We therefore need to reidentify the unique content of America’s Judeo-Christian spiritual capital. In many ways this is what has essentially come to define America. In the process we must also identify the origins and sources of the current attacks on Judeo-Christian spiritual capital.
These include most notably:
- Perennial (heretical) utopian (Gnosticism), now in the various forms of Socialism
- Rousseau/Marx derived narratives of complaint about Modernity
- Militant Secularism (domestic + international) and,
- Militant Radical Islam (internationally)
We must rebut these attacks. Indeed, America will not survive without a renewal of its Judeo-Christian spiritual capital.
- Specifically, this means the importance of personal autonomy and responsibility stemming from the dignity of the individual as a human person. And
- The need to support civil association with a robust content-full morality.
At no place would I advocate a theocracy or anything less than a democratic Republic that is rooted in commerce and ultimately, produces human flourishing. I would however advocate, the rejuvenation of Judeo-Christian spiritual capital as a cultural phenomenon, the non-apologetic expression of one’s faith, the re-education of misguided clerics, educators, the media, and America’s leaders, and most of all direct, honest, lawful, and vigorous confrontation of America’s critics and its enemies.
My friends, tradition tells of a chime that changed the entire world when it rang on July 8, 1776. It was the sound from the tower of Independence Hall summoning the citizens of my hometown, Philadelphia to hear the first public reading of the Declaration of Independence by Colonel John Nixon.
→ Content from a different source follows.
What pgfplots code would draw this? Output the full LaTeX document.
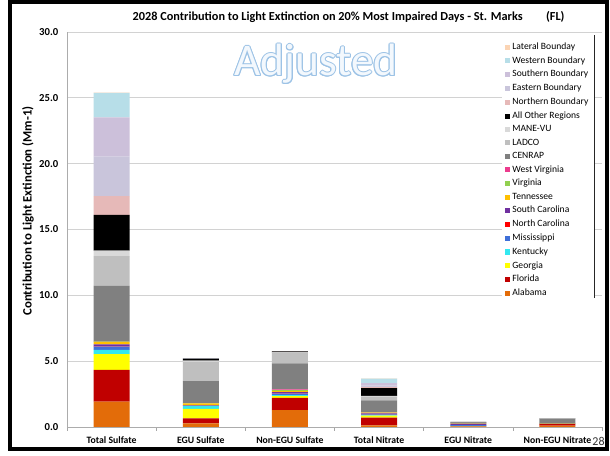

The Pennsylvania Assembly had ordered the Bell in 1751 to commemorate the 50-year anniversary of William Penn’s 1701 Charter of Privileges, Pennsylvania’s original Constitution. It spoke of the rights and freedoms valued by people the world over. Particularly insightful were Penn’s ideas on religious freedom, his stance on American rights, and his inclusion of citizens in enacting laws. The Liberty Bell gained iconic importance when abolitionists in their efforts to put an end to slavery throughout America adopted it as a symbol. As the Bell was created to commemorate the golden anniversary of Penn’s Charter, the quotation: “Proclaim Liberty throughout all the land unto all the inhabitants thereof,” taken from Leviticus 25:10, seemed particularly apt.
We need to ring that same Bell again; to defend and rearticulate America’s spiritual capital.